Start DATA TO USE

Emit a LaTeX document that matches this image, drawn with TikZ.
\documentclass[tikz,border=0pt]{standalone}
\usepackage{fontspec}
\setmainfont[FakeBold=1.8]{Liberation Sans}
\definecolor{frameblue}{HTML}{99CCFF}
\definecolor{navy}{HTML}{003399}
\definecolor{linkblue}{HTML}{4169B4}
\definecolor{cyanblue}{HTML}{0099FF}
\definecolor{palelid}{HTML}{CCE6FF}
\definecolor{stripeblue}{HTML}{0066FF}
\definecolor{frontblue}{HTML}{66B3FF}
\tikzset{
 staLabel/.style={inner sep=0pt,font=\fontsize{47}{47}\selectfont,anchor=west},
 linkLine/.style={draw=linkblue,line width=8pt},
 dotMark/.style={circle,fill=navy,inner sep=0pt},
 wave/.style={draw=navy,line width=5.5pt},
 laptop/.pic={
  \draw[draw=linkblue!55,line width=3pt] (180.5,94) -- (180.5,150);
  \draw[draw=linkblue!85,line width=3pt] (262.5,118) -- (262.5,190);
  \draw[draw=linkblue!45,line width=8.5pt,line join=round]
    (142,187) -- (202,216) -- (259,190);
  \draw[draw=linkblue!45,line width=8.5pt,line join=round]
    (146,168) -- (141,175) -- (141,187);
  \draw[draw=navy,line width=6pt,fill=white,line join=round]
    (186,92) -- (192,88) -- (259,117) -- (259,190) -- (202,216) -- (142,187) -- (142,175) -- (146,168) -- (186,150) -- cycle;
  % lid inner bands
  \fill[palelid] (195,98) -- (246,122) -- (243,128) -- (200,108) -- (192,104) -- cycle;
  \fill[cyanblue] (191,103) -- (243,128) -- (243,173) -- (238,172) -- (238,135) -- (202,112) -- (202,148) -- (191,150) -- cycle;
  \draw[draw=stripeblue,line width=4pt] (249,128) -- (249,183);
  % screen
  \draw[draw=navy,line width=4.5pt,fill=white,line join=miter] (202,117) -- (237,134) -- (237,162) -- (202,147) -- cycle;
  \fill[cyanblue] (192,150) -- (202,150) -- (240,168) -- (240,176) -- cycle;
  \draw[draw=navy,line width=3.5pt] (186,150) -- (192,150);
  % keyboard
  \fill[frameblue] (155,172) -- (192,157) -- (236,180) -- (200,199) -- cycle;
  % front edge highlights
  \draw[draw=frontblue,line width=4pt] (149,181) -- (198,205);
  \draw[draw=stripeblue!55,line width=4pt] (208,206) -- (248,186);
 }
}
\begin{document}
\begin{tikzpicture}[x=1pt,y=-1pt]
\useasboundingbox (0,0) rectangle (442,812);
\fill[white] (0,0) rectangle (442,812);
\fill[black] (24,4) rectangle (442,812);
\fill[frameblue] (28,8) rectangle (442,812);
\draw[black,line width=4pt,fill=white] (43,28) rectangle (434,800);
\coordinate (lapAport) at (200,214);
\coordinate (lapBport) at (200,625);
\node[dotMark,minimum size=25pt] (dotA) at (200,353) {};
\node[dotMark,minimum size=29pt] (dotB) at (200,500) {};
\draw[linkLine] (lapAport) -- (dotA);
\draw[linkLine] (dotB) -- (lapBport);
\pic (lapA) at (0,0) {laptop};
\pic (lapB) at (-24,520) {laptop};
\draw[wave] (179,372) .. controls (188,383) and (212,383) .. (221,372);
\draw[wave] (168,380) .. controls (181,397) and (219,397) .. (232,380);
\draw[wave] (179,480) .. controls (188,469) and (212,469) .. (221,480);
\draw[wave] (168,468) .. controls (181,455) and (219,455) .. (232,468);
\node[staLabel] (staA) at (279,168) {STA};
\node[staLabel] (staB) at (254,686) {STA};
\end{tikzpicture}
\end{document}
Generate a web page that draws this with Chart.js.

End DATA TO USE

#### WORK TO DO
Output each entry precisely as given.

#### TASK OUTPUT
Emit a LaTeX document that matches this image, drawn with TikZ.
\documentclass[tikz,border=0pt]{standalone}
\usepackage{fontspec}
\setmainfont[FakeBold=1.8]{Liberation Sans}
\definecolor{frameblue}{HTML}{99CCFF}
\definecolor{navy}{HTML}{003399}
\definecolor{linkblue}{HTML}{4169B4}
\definecolor{cyanblue}{HTML}{0099FF}
\definecolor{palelid}{HTML}{CCE6FF}
\definecolor{stripeblue}{HTML}{0066FF}
\definecolor{frontblue}{HTML}{66B3FF}
\tikzset{
 staLabel/.style={inner sep=0pt,font=\fontsize{47}{47}\selectfont,anchor=west},
 linkLine/.style={draw=linkblue,line width=8pt},
 dotMark/.style={circle,fill=navy,inner sep=0pt},
 wave/.style={draw=navy,line width=5.5pt},
 laptop/.pic={
  \draw[draw=linkblue!55,line width=3pt] (180.5,94) -- (180.5,150);
  \draw[draw=linkblue!85,line width=3pt] (262.5,118) -- (262.5,190);
  \draw[draw=linkblue!45,line width=8.5pt,line join=round]
    (142,187) -- (202,216) -- (259,190);
  \draw[draw=linkblue!45,line width=8.5pt,line join=round]
    (146,168) -- (141,175) -- (141,187);
  \draw[draw=navy,line width=6pt,fill=white,line join=round]
    (186,92) -- (192,88) -- (259,117) -- (259,190) -- (202,216) -- (142,187) -- (142,175) -- (146,168) -- (186,150) -- cycle;
  % lid inner bands
  \fill[palelid] (195,98) -- (246,122) -- (243,128) -- (200,108) -- (192,104) -- cycle;
  \fill[cyanblue] (191,103) -- (243,128) -- (243,173) -- (238,172) -- (238,135) -- (202,112) -- (202,148) -- (191,150) -- cycle;
  \draw[draw=stripeblue,line width=4pt] (249,128) -- (249,183);
  % screen
  \draw[draw=navy,line width=4.5pt,fill=white,line join=miter] (202,117) -- (237,134) -- (237,162) -- (202,147) -- cycle;
  \fill[cyanblue] (192,150) -- (202,150) -- (240,168) -- (240,176) -- cycle;
  \draw[draw=navy,line width=3.5pt] (186,150) -- (192,150);
  % keyboard
  \fill[frameblue] (155,172) -- (192,157) -- (236,180) -- (200,199) -- cycle;
  % front edge highlights
  \draw[draw=frontblue,line width=4pt] (149,181) -- (198,205);
  \draw[draw=stripeblue!55,line width=4pt] (208,206) -- (248,186);
 }
}
\begin{document}
\begin{tikzpicture}[x=1pt,y=-1pt]
\useasboundingbox (0,0) rectangle (442,812);
\fill[white] (0,0) rectangle (442,812);
\fill[black] (24,4) rectangle (442,812);
\fill[frameblue] (28,8) rectangle (442,812);
\draw[black,line width=4pt,fill=white] (43,28) rectangle (434,800);
\coordinate (lapAport) at (200,214);
\coordinate (lapBport) at (200,625);
\node[dotMark,minimum size=25pt] (dotA) at (200,353) {};
\node[dotMark,minimum size=29pt] (dotB) at (200,500) {};
\draw[linkLine] (lapAport) -- (dotA);
\draw[linkLine] (dotB) -- (lapBport);
\pic (lapA) at (0,0) {laptop};
\pic (lapB) at (-24,520) {laptop};
\draw[wave] (179,372) .. controls (188,383) and (212,383) .. (221,372);
\draw[wave] (168,380) .. controls (181,397) and (219,397) .. (232,380);
\draw[wave] (179,480) .. controls (188,469) and (212,469) .. (221,480);
\draw[wave] (168,468) .. controls (181,455) and (219,455) .. (232,468);
\node[staLabel] (staA) at (279,168) {STA};
\node[staLabel] (staB) at (254,686) {STA};
\end{tikzpicture}
\end{document}
Generate a web page that draws this with Chart.js.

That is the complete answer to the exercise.